English

Reading

We believe that reading is the key to educational success, and with this in mind, reading fluency and comprehension is at the core of our English teaching.

We have a determination that all children will be competent readers by the time they leave our school – able to decode accurately and to comprehend what they have read. Through our vibrant reading culture and high-quality teaching, we aim to engender a love of reading and literature which will sow the seeds of success to last a lifetime.

According to the Reading Panel (2000), the core components of reading include phonemic awareness, phonics and word study, fluency, vocabulary, and reading comprehension. Frequent reading practiсe is said to encourage vocabulary development, which decreases the difficulty with reading and can lead therefore to a promotion in reading satisfaction.

For this reason, through our reciprocal reading approach, we take every opportunity to develop and widen children’s vocabulary, creating a language-rich environment in order to stimulate our pupils’ natural curiosity about new words.

We also understand that good readers become good writers. Our choice of high quality, engaging and age-appropriate literature provides motivation and stimulus for enjoyable writing opportunities with a clear audience, purpose and role.

 

Writing

Where writing is concerned, through Jane Considine's The Write Stuff approach we provide children with the skills they need to independently produce a range of written pieces across both Fiction, Non-Fiction and poetry genres. Children will write in four main ways: to inform, entertain, explain and persuade.

Children are supported in the development of writing skills though a number of ways: routine development of vocabulary acquisition and understanding, clear teacher modelling, and scaffolded writing prior to independent writing.
As children progress through school, they will revisit genres, developing further complexity within them. They will develop confidence, writing for different purposes and audiences, and over time, they will develop their own individual writing style.

Our Literature Spine

This literature spine has been designed by the staff at Acomb First School with the intention of mapping out our pupils’ core entitlement in order to create a living library in the child’s mind.

We have used our own expertise and, with support from experts in children’s literature (FFT Literacy and Jane Considine), we believe that our spine reflects the best children’s literature – carefully selected for its quality and for how it can support our children’s understanding of our society and the wider world. We have selected titles by up-and-coming children’s authors (Faye Hanson and William Grill), established children’s authors (Roald Dahl, Michael Morpurgo and Betsy Byers) and also classics of literature, from Christina Rossetti to Edgar Allen Poe.

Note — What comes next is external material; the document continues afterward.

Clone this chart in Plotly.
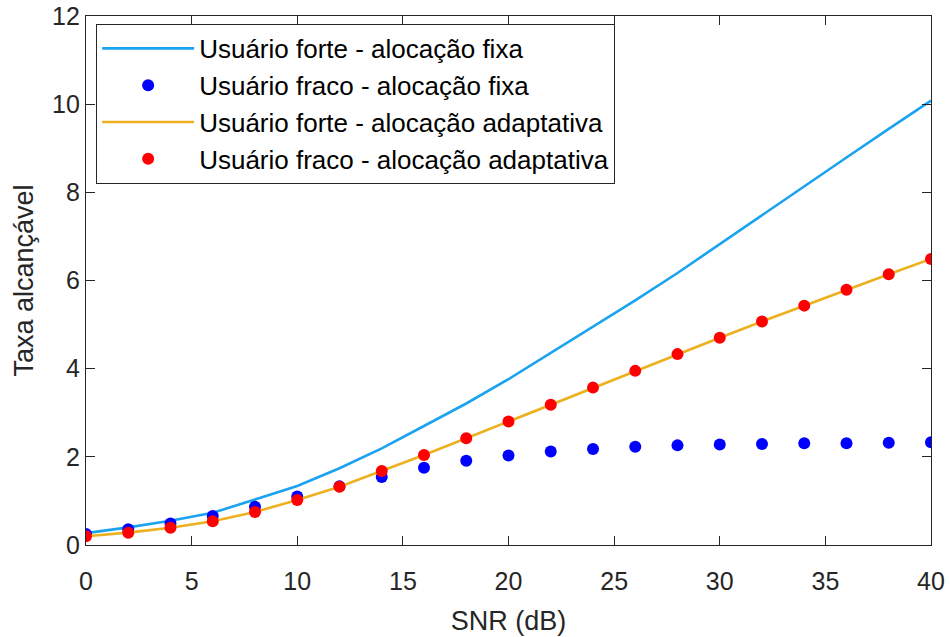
import plotly.graph_objects as go

# ---- data ----
snr_db = [0, 2, 4, 6, 8, 10, 12, 14, 16, 18, 20, 22, 24, 26, 28, 30, 32, 34, 36, 38, 40]
forte_fixa = [0.27, 0.40, 0.55, 0.73, 1.03, 1.34, 1.74, 2.19, 2.70, 3.21, 3.76,
              4.35, 4.95, 5.55, 6.17, 6.83, 7.48, 8.14, 8.79, 9.44, 10.08]
fraco_fixa = [0.25, 0.36, 0.49, 0.66, 0.87, 1.10, 1.33, 1.54, 1.75, 1.91, 2.03,
              2.12, 2.18, 2.23, 2.26, 2.28, 2.29, 2.31, 2.31, 2.32, 2.33]
forte_adapt = [0.20, 0.28, 0.39, 0.54, 0.75, 1.02, 1.32, 1.68, 2.04, 2.42, 2.80,
               3.18, 3.57, 3.95, 4.33, 4.70, 5.07, 5.43, 5.79, 6.14, 6.49]
fraco_adapt = [0.20, 0.28, 0.39, 0.54, 0.75, 1.02, 1.32, 1.68, 2.04, 2.42, 2.80,
               3.18, 3.57, 3.95, 4.33, 4.70, 5.07, 5.43, 5.79, 6.14, 6.49]

x_ticks = [0, 5, 10, 15, 20, 25, 30, 35, 40]
y_ticks = [0, 2, 4, 6, 8, 10, 12]

names = ["Usuário forte - alocação fixa",
         "Usuário fraco - alocação fixa",
         "Usuário forte - alocação adaptativa",
         "Usuário fraco - alocação adaptativa"]

AX = "#262626"

fig = go.Figure()
fig.add_trace(go.Scatter(x=snr_db, y=forte_fixa, mode="lines", name=names[0],
                         legendgroup="a", line=dict(color="#1aa3f0", width=2.6)))
fig.add_trace(go.Scatter(x=snr_db, y=fraco_fixa, mode="markers", name=names[1],
                         legendgroup="b", marker=dict(color="#0000ff", size=12)))
fig.add_trace(go.Scatter(x=snr_db, y=forte_adapt, mode="lines", name=names[2],
                         legendgroup="c", line=dict(color="#edb120", width=2.6)))
fig.add_trace(go.Scatter(x=snr_db, y=fraco_adapt, mode="markers", name=names[3],
                         legendgroup="d", marker=dict(color="#ff0000", size=12)))

axis_common = dict(showgrid=False, zeroline=False, showline=True, linecolor=AX,
                   linewidth=1.3, mirror="ticks", ticks="inside", ticklen=9,
                   tickcolor=AX, tickwidth=1.3, automargin=False,
                   tickfont=dict(size=25, color=AX))

fig.update_layout(
    width=951, height=637,
    margin=dict(l=86, r=20, t=16, b=92),
    paper_bgcolor="white", plot_bgcolor="white",
    font=dict(family="Liberation Sans, Arial, sans-serif", size=25, color=AX),
    xaxis=dict(range=[0, 40], tickvals=x_ticks, ticktext=[str(v) for v in x_ticks],
               ticklabelstandoff=14,
               title=dict(text="SNR (dB)", font=dict(size=27, color=AX), standoff=16),
               **axis_common),
    yaxis=dict(range=[0, 12], tickvals=y_ticks, ticktext=[str(v) for v in y_ticks],
               title=dict(text="Taxa alcançável", font=dict(size=27, color=AX), standoff=10),
               **axis_common),
    legend=dict(x=0.012, y=0.985, xanchor="left", yanchor="top",
                bgcolor="white", bordercolor=AX, borderwidth=1,
                font=dict(size=26, color="black"), itemwidth=92,
                tracegroupgap=0, traceorder="normal"),
    showlegend=True,
)

fig.write_html("out.html")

Through this store of classics and essential reads, we want all children to experience the intrinsic sense of joy that reading can bring. The spine has been the subject of detailed discussions, with all titles carefully considered. Many serve a double role in also supporting our knowledge engaged  curriculum.

We have selected texts that are diverse in order to help our pupils to become tolerant, respectful, well-informed and empathetic young people. It is important to us that our selected titles not only reflect our shared British heritage but also cultures across the world. In order to fully prepare our young readers for the next stage in their education, we have selected books that are complex not just in the language they use, and that demand more from our students as readers. As such, our reading spine is a launchpad for our pupils’ own journey as lifelong readers.